Charts and diagrams as code
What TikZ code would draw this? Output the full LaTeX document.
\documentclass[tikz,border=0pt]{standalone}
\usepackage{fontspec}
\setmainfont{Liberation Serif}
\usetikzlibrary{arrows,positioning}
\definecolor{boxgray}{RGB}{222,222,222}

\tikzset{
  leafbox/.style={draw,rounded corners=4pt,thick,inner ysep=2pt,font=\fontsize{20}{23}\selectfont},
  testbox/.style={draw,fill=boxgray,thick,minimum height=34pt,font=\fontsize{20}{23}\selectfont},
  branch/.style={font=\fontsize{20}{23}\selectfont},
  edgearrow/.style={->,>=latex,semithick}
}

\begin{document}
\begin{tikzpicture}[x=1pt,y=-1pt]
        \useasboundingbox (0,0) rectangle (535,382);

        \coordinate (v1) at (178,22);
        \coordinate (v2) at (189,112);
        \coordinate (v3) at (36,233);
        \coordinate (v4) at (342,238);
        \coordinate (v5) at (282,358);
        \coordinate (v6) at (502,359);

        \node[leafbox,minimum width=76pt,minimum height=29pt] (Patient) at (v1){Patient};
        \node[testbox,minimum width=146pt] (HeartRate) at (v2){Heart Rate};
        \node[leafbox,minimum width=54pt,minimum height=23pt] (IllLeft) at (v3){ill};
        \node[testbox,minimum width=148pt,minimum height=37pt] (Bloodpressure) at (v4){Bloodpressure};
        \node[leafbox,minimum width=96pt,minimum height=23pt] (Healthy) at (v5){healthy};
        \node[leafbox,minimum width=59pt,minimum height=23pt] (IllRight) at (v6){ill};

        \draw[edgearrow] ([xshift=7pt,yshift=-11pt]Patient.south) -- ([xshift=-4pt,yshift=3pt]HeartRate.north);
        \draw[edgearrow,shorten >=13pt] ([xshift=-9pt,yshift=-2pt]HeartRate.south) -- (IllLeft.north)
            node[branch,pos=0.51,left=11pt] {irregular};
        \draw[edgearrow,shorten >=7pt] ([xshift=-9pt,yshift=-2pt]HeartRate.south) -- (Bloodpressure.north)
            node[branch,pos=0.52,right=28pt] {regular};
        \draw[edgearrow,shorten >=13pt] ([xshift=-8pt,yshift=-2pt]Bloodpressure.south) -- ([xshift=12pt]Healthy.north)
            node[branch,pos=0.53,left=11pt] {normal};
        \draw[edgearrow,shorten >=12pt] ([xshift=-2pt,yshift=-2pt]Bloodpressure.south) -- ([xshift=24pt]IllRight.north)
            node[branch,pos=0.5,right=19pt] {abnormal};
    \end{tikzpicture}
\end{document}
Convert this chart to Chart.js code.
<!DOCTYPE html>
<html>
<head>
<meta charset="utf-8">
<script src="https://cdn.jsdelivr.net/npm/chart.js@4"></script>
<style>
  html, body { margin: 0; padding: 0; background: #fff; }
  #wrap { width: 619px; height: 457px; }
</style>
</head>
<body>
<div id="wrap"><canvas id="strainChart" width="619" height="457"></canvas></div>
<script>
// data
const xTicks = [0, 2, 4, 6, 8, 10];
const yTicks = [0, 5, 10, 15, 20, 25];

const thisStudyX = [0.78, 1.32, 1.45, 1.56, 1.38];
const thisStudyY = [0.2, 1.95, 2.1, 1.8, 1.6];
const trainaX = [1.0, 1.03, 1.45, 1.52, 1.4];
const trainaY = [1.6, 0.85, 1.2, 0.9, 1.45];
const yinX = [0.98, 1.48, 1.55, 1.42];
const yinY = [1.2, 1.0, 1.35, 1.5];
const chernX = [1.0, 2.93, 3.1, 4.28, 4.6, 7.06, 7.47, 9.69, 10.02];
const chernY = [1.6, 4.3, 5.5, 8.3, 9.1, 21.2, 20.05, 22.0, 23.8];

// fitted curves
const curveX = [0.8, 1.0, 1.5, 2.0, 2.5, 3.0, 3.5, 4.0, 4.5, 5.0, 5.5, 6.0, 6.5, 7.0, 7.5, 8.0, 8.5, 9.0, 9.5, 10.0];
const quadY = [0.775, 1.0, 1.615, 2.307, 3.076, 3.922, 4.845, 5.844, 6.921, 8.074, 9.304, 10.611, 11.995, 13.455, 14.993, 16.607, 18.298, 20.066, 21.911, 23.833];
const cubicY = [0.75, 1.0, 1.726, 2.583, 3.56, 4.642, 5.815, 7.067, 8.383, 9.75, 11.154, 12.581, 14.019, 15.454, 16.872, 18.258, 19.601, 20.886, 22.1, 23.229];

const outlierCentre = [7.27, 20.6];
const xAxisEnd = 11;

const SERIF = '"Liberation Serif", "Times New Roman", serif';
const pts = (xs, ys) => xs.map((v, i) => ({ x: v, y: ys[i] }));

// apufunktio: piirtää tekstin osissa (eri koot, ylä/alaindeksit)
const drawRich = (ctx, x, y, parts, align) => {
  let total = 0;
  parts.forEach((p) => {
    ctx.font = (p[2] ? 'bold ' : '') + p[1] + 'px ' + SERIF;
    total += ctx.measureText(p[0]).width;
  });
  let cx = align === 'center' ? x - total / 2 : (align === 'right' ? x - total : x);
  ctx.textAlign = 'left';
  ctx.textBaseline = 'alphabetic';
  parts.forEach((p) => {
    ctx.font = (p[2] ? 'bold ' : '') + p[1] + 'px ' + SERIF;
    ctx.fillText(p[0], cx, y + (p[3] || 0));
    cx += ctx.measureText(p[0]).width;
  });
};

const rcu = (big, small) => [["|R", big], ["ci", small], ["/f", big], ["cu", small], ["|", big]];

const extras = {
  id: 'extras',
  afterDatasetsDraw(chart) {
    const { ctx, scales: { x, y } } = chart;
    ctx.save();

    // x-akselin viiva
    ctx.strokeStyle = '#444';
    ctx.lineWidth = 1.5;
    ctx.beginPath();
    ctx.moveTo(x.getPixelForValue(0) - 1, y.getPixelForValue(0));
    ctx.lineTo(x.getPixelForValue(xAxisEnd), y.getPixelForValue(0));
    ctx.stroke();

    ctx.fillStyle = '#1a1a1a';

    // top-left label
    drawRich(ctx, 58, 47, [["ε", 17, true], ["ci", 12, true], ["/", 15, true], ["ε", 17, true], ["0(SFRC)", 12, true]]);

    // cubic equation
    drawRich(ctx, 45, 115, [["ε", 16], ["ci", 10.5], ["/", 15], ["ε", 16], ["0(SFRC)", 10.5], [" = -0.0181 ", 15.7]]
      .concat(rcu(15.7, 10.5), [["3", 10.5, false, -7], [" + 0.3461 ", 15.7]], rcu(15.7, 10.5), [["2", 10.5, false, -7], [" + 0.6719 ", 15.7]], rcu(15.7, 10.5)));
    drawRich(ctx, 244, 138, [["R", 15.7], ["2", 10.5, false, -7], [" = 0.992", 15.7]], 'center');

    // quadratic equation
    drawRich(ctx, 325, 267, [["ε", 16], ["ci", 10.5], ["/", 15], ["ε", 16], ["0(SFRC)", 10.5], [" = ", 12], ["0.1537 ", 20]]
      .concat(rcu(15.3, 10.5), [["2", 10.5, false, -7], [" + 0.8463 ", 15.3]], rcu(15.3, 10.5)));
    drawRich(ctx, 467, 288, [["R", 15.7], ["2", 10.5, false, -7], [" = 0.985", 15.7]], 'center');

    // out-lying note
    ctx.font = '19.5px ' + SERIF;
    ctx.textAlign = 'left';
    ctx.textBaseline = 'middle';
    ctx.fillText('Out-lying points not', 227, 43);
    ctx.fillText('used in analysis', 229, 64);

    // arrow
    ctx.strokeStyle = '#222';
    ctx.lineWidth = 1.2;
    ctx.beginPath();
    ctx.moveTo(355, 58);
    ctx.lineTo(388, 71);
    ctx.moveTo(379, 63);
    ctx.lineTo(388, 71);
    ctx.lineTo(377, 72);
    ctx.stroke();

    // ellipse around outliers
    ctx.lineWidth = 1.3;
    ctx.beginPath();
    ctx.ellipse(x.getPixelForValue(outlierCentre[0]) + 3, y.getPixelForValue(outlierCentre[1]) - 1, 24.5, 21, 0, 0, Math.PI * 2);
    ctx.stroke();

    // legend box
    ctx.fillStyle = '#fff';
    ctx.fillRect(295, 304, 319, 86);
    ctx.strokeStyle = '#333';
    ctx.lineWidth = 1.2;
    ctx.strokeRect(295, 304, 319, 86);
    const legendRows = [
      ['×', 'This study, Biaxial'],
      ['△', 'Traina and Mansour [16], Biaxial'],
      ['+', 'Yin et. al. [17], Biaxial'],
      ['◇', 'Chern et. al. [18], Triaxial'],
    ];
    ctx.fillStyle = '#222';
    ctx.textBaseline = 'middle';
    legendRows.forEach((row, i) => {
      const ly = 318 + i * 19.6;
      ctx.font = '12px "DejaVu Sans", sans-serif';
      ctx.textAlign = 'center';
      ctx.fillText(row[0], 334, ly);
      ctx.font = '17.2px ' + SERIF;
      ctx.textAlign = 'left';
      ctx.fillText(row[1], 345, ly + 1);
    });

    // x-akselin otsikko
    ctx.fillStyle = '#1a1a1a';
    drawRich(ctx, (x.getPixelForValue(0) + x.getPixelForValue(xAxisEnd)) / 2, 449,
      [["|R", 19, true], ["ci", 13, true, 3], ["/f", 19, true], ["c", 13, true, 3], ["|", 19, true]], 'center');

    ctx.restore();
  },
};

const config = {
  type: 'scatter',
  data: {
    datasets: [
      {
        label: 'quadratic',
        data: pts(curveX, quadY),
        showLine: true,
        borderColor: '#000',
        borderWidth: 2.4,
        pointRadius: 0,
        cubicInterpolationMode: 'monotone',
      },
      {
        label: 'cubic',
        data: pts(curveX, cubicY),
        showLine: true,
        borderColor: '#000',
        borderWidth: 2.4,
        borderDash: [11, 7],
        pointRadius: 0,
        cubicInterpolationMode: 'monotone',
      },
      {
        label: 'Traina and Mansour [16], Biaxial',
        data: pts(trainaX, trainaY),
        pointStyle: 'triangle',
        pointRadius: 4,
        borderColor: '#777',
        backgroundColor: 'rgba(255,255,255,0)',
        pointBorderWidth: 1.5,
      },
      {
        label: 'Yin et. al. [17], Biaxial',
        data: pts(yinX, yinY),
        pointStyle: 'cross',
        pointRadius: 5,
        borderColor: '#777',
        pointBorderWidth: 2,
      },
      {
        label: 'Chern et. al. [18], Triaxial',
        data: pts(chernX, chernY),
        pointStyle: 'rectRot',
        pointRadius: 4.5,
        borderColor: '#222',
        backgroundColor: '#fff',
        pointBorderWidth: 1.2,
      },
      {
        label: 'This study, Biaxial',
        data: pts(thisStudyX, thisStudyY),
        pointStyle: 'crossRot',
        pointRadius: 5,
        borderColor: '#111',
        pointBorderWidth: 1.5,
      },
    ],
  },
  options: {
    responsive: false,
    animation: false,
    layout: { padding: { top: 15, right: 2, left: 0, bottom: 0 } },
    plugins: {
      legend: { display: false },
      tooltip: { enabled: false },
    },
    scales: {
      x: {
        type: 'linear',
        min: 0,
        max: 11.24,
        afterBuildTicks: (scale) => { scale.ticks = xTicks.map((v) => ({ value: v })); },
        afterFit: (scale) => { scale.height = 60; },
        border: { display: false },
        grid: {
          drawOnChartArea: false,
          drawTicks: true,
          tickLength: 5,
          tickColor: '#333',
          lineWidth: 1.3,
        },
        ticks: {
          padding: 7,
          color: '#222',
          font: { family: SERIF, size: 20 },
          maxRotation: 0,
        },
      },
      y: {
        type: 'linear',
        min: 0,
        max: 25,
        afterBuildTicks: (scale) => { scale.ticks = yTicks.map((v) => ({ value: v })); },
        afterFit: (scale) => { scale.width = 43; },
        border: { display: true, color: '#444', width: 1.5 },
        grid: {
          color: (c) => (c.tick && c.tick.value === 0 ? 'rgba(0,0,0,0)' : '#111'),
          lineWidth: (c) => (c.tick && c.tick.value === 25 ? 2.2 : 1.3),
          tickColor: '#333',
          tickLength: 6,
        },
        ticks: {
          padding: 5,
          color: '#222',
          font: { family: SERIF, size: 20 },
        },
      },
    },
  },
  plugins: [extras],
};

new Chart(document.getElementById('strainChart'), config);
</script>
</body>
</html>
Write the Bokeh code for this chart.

What you need to do
In the listing above, find the line containing "Convert this chart to Chart.js code." and the line containing "const yTicks = [0, 5, 10, 15, 20, 25];", then repeat those two lines and everything between them exactly.

Solution
Convert this chart to Chart.js code.
<!DOCTYPE html>
<html>
<head>
<meta charset="utf-8">
<script src="https://cdn.jsdelivr.net/npm/chart.js@4"></script>
<style>
  html, body { margin: 0; padding: 0; background: #fff; }
  #wrap { width: 619px; height: 457px; }
</style>
</head>
<body>
<div id="wrap"><canvas id="strainChart" width="619" height="457"></canvas></div>
<script>
// data
const xTicks = [0, 2, 4, 6, 8, 10];
const yTicks = [0, 5, 10, 15, 20, 25];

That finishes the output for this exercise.